##### EXCERPTED RECORDS #####

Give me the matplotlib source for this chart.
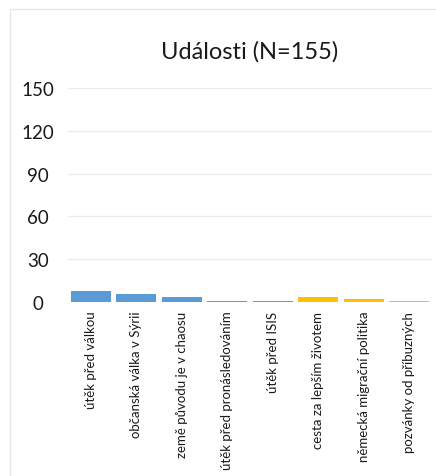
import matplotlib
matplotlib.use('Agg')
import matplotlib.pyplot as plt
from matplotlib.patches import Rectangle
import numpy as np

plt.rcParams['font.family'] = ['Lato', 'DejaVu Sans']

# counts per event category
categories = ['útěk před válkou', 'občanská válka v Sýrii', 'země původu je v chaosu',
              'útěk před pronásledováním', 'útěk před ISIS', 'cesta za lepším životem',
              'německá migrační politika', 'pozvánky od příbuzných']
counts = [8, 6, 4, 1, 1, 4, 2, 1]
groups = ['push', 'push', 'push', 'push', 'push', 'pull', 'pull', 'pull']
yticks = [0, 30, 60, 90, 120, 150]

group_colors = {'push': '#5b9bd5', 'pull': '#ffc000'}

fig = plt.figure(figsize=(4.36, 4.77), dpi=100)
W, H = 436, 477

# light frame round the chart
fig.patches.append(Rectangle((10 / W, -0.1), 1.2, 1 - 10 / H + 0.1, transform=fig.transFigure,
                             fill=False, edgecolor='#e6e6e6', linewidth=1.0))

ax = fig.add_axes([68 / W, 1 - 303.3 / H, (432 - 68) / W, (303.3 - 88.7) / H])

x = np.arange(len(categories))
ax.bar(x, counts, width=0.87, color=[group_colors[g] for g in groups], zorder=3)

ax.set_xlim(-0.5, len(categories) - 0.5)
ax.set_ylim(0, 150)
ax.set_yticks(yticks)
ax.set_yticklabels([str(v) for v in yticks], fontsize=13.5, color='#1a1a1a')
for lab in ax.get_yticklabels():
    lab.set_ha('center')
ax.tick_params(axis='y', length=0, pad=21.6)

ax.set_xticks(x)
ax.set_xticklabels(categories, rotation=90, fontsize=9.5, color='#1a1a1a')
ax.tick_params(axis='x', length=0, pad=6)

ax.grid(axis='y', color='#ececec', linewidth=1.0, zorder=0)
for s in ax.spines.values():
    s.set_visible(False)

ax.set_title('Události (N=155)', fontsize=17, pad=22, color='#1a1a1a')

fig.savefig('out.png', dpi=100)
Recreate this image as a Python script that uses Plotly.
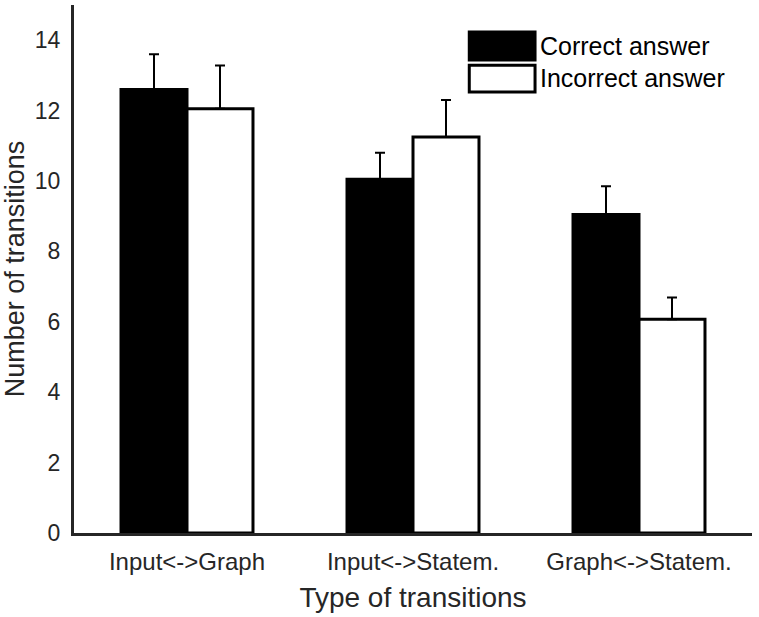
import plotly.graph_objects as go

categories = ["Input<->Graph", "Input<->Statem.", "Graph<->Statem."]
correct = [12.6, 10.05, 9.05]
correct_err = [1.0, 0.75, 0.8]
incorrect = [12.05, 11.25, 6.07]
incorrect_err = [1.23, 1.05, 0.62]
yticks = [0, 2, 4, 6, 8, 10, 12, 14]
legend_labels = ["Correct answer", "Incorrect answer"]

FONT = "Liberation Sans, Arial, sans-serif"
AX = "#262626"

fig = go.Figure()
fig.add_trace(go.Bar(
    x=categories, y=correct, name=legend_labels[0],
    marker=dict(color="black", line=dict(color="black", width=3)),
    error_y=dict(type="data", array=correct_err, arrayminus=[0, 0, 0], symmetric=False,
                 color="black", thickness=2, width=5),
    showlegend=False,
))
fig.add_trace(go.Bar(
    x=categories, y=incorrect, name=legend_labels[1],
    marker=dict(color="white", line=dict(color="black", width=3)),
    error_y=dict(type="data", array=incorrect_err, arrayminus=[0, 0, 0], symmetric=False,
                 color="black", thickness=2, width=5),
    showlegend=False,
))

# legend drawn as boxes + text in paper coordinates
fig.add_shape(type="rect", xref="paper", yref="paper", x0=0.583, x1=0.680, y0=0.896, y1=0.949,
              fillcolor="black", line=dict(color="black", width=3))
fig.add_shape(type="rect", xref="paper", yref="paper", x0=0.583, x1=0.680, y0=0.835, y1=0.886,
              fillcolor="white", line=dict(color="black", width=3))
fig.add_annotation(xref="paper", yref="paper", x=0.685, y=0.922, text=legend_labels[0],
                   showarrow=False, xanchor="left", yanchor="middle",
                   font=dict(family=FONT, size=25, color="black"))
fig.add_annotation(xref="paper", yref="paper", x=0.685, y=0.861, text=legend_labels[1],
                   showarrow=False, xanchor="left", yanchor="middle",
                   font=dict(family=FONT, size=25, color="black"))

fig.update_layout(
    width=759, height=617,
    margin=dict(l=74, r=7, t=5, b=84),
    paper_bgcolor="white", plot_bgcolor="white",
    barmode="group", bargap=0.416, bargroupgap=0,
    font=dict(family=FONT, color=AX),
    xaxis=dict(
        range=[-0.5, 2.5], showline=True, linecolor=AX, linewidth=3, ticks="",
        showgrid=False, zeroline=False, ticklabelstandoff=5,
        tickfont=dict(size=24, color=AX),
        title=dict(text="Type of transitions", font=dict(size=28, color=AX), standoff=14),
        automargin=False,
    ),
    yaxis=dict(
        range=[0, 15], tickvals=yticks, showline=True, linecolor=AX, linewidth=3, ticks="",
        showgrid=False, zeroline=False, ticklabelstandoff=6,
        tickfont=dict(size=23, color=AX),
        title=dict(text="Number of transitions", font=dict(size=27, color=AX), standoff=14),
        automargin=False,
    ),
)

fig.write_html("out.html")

#####

__TASK__: Quote only what lies between the first line of the records and the line containing "W, H = 436, 477", please, including both lines and excluding images.

__ANSWER TO THE TASK__:
Give me the matplotlib source for this chart.
import matplotlib
matplotlib.use('Agg')
import matplotlib.pyplot as plt
from matplotlib.patches import Rectangle
import numpy as np

plt.rcParams['font.family'] = ['Lato', 'DejaVu Sans']

# counts per event category
categories = ['útěk před válkou', 'občanská válka v Sýrii', 'země původu je v chaosu',
              'útěk před pronásledováním', 'útěk před ISIS', 'cesta za lepším životem',
              'německá migrační politika', 'pozvánky od příbuzných']
counts = [8, 6, 4, 1, 1, 4, 2, 1]
groups = ['push', 'push', 'push', 'push', 'push', 'pull', 'pull', 'pull']
yticks = [0, 30, 60, 90, 120, 150]

group_colors = {'push': '#5b9bd5', 'pull': '#ffc000'}

fig = plt.figure(figsize=(4.36, 4.77), dpi=100)
W, H = 436, 477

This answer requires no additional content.